Exercise aim => Reproduce all the material exactly, minus any pictures it holds.

Data block =>

-------------------------

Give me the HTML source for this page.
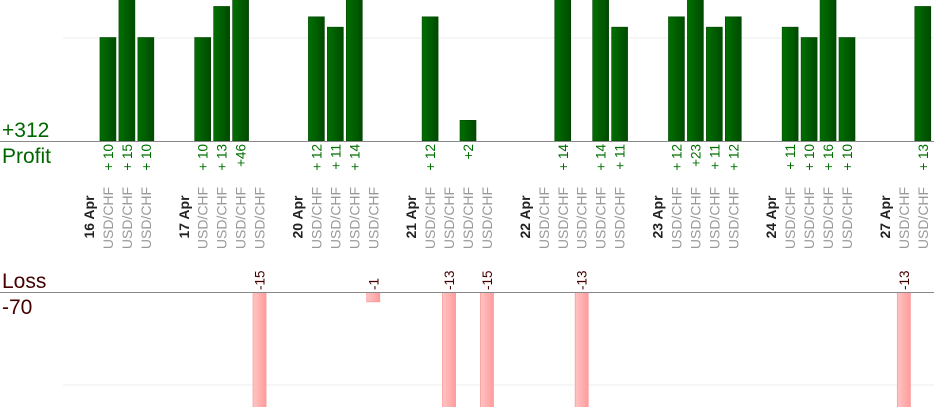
<!DOCTYPE html>
<html><head><meta charset="utf-8"><style>
html,body{margin:0;padding:0;background:#fff;}
svg{display:block;font-family:"Liberation Sans",sans-serif;}
</style></head><body>
<svg id="chart" width="934" height="420" viewBox="0 0 934 420" xmlns="http://www.w3.org/2000/svg">
<defs>
<linearGradient id="gG" x1="0" x2="1" y1="0" y2="0"><stop offset="0" stop-color="#007000"/><stop offset="1" stop-color="#004a00"/></linearGradient>
<linearGradient id="gR" x1="0" x2="1" y1="0" y2="0"><stop offset="0" stop-color="#ffc4c4"/><stop offset="1" stop-color="#ff9c9c"/></linearGradient>
<clipPath id="clipP"><rect x="0" y="0" width="934" height="141"/></clipPath>
<clipPath id="clipL"><rect x="0" y="292" width="934" height="115"/></clipPath>
</defs>
<line x1="63" x2="934" y1="38" y2="38" stroke="#eee" stroke-width="1"/>
<line x1="63" x2="934" y1="385" y2="385" stroke="#eee" stroke-width="1"/>
<g id="marks"></g>
<line x1="0" x2="934" y1="141.5" y2="141.5" stroke="#888" stroke-width="1"/>
<line x1="0" x2="934" y1="292.5" y2="292.5" stroke="#888" stroke-width="1"/>
<text x="2" y="137" font-size="21" fill="#006600">+312</text>
<text x="2" y="163" font-size="21" fill="#006600">Profit</text>
<text x="2" y="288" font-size="21" fill="#400">Loss</text>
<text x="2" y="314" font-size="21" fill="#400">-70</text>
</svg>
<script>
const days = ["16 Apr","17 Apr","20 Apr","21 Apr","22 Apr","23 Apr","24 Apr","27 Apr"];
const trades = [
  [10,15,10],
  [10,13,46,-15],
  [12,11,14,-1],
  [12,-13,2,-15],
  [0,14,-13,14,11],
  [12,23,11,12],
  [11,10,16,10],
  [-13,13]
];
const symbol = "USD/CHF";

const NS = "http://www.w3.org/2000/svg";
const g = document.getElementById("marks");
const X0 = 89, PITCH = 18.95;
const yP = v => 141 - v * 10.35;
const yL = v => 292 + v * 9.3;
function mk(tag, attrs, parent){const e=document.createElementNS(NS,tag);for(const k in attrs)e.setAttribute(k,attrs[k]);(parent||g).appendChild(e);return e;}
let slot = 0;
days.forEach((d, di) => {
  const dx = X0 + slot * PITCH;
  const dl = mk("text",{x:dx+5,y:217,"font-size":14,"font-weight":"bold",fill:"#222","text-anchor":"middle",transform:`rotate(-90 ${dx+5} 217)`});
  
  
  dl.textContent = d;
  slot++;
  trades[di].forEach(v => {
    const cx = X0 + slot * PITCH;
    const sl = mk("text",{x:cx+5,y:218,"font-size":14,fill:"#999","text-anchor":"middle",transform:`rotate(-90 ${cx+5} 218)`});
    
    
    sl.textContent = symbol;
    if (v > 0) {
      const r = mk("rect",{x:cx-8,y:yP(v),width:16,height:141-yP(v),fill:"url(#gG)",stroke:"#004400","stroke-width":0.6,"clip-path":"url(#clipP)"});
      
      
      const t = mk("text",{x:cx+5,y:144,"font-size":13.5,fill:"#007000","text-anchor":"end",transform:`rotate(-90 ${cx+5} 144)`});
      
      
      t.textContent = (v >= 10 && v < 20) ? "+ " + v : "+" + v;
    } else if (v < 0) {
      const h = yL(-v) - 292;
      const r = mk("rect",{x:cx-6.5,y:292.5,width:13,height:h,fill:"url(#gR)",stroke:"#f99","stroke-width":0.8,"clip-path":"url(#clipL)"});
      
      
      const t = mk("text",{x:cx+5,y:290,"font-size":13.5,fill:"#400","text-anchor":"start",transform:`rotate(-90 ${cx+5} 290)`});
      
      
      t.textContent = String(v);
    }
    slot++;
  });
  slot++;
});
</script>
</body></html>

-------------------------

Solution for this problem =>
Give me the HTML source for this page.
<!DOCTYPE html>
<html><head><meta charset="utf-8"><style>
html,body{margin:0;padding:0;background:#fff;}
svg{display:block;font-family:"Liberation Sans",sans-serif;}
</style></head><body>
<svg id="chart" width="934" height="420" viewBox="0 0 934 420" xmlns="http://www.w3.org/2000/svg">
<defs>
<linearGradient id="gG" x1="0" x2="1" y1="0" y2="0"><stop offset="0" stop-color="#007000"/><stop offset="1" stop-color="#004a00"/></linearGradient>
<linearGradient id="gR" x1="0" x2="1" y1="0" y2="0"><stop offset="0" stop-color="#ffc4c4"/><stop offset="1" stop-color="#ff9c9c"/></linearGradient>
<clipPath id="clipP"><rect x="0" y="0" width="934" height="141"/></clipPath>
<clipPath id="clipL"><rect x="0" y="292" width="934" height="115"/></clipPath>
</defs>
<line x1="63" x2="934" y1="38" y2="38" stroke="#eee" stroke-width="1"/>
<line x1="63" x2="934" y1="385" y2="385" stroke="#eee" stroke-width="1"/>
<g id="marks"></g>
<line x1="0" x2="934" y1="141.5" y2="141.5" stroke="#888" stroke-width="1"/>
<line x1="0" x2="934" y1="292.5" y2="292.5" stroke="#888" stroke-width="1"/>
<text x="2" y="137" font-size="21" fill="#006600">+312</text>
<text x="2" y="163" font-size="21" fill="#006600">Profit</text>
<text x="2" y="288" font-size="21" fill="#400">Loss</text>
<text x="2" y="314" font-size="21" fill="#400">-70</text>
</svg>
<script>
const days = ["16 Apr","17 Apr","20 Apr","21 Apr","22 Apr","23 Apr","24 Apr","27 Apr"];
const trades = [
  [10,15,10],
  [10,13,46,-15],
  [12,11,14,-1],
  [12,-13,2,-15],
  [0,14,-13,14,11],
  [12,23,11,12],
  [11,10,16,10],
  [-13,13]
];
const symbol = "USD/CHF";

const NS = "http://www.w3.org/2000/svg";
const g = document.getElementById("marks");
const X0 = 89, PITCH = 18.95;
const yP = v => 141 - v * 10.35;
const yL = v => 292 + v * 9.3;
function mk(tag, attrs, parent){const e=document.createElementNS(NS,tag);for(const k in attrs)e.setAttribute(k,attrs[k]);(parent||g).appendChild(e);return e;}
let slot = 0;
days.forEach((d, di) => {
  const dx = X0 + slot * PITCH;
  const dl = mk("text",{x:dx+5,y:217,"font-size":14,"font-weight":"bold",fill:"#222","text-anchor":"middle",transform:`rotate(-90 ${dx+5} 217)`});
  
  
  dl.textContent = d;
  slot++;
  trades[di].forEach(v => {
    const cx = X0 + slot * PITCH;
    const sl = mk("text",{x:cx+5,y:218,"font-size":14,fill:"#999","text-anchor":"middle",transform:`rotate(-90 ${cx+5} 218)`});
    
    
    sl.textContent = symbol;
    if (v > 0) {
      const r = mk("rect",{x:cx-8,y:yP(v),width:16,height:141-yP(v),fill:"url(#gG)",stroke:"#004400","stroke-width":0.6,"clip-path":"url(#clipP)"});
      
      
      const t = mk("text",{x:cx+5,y:144,"font-size":13.5,fill:"#007000","text-anchor":"end",transform:`rotate(-90 ${cx+5} 144)`});
      
      
      t.textContent = (v >= 10 && v < 20) ? "+ " + v : "+" + v;
    } else if (v < 0) {
      const h = yL(-v) - 292;
      const r = mk("rect",{x:cx-6.5,y:292.5,width:13,height:h,fill:"url(#gR)",stroke:"#f99","stroke-width":0.8,"clip-path":"url(#clipL)"});
      
      
      const t = mk("text",{x:cx+5,y:290,"font-size":13.5,fill:"#400","text-anchor":"start",transform:`rotate(-90 ${cx+5} 290)`});
      
      
      t.textContent = String(v);
    }
    slot++;
  });
  slot++;
});
</script>
</body></html>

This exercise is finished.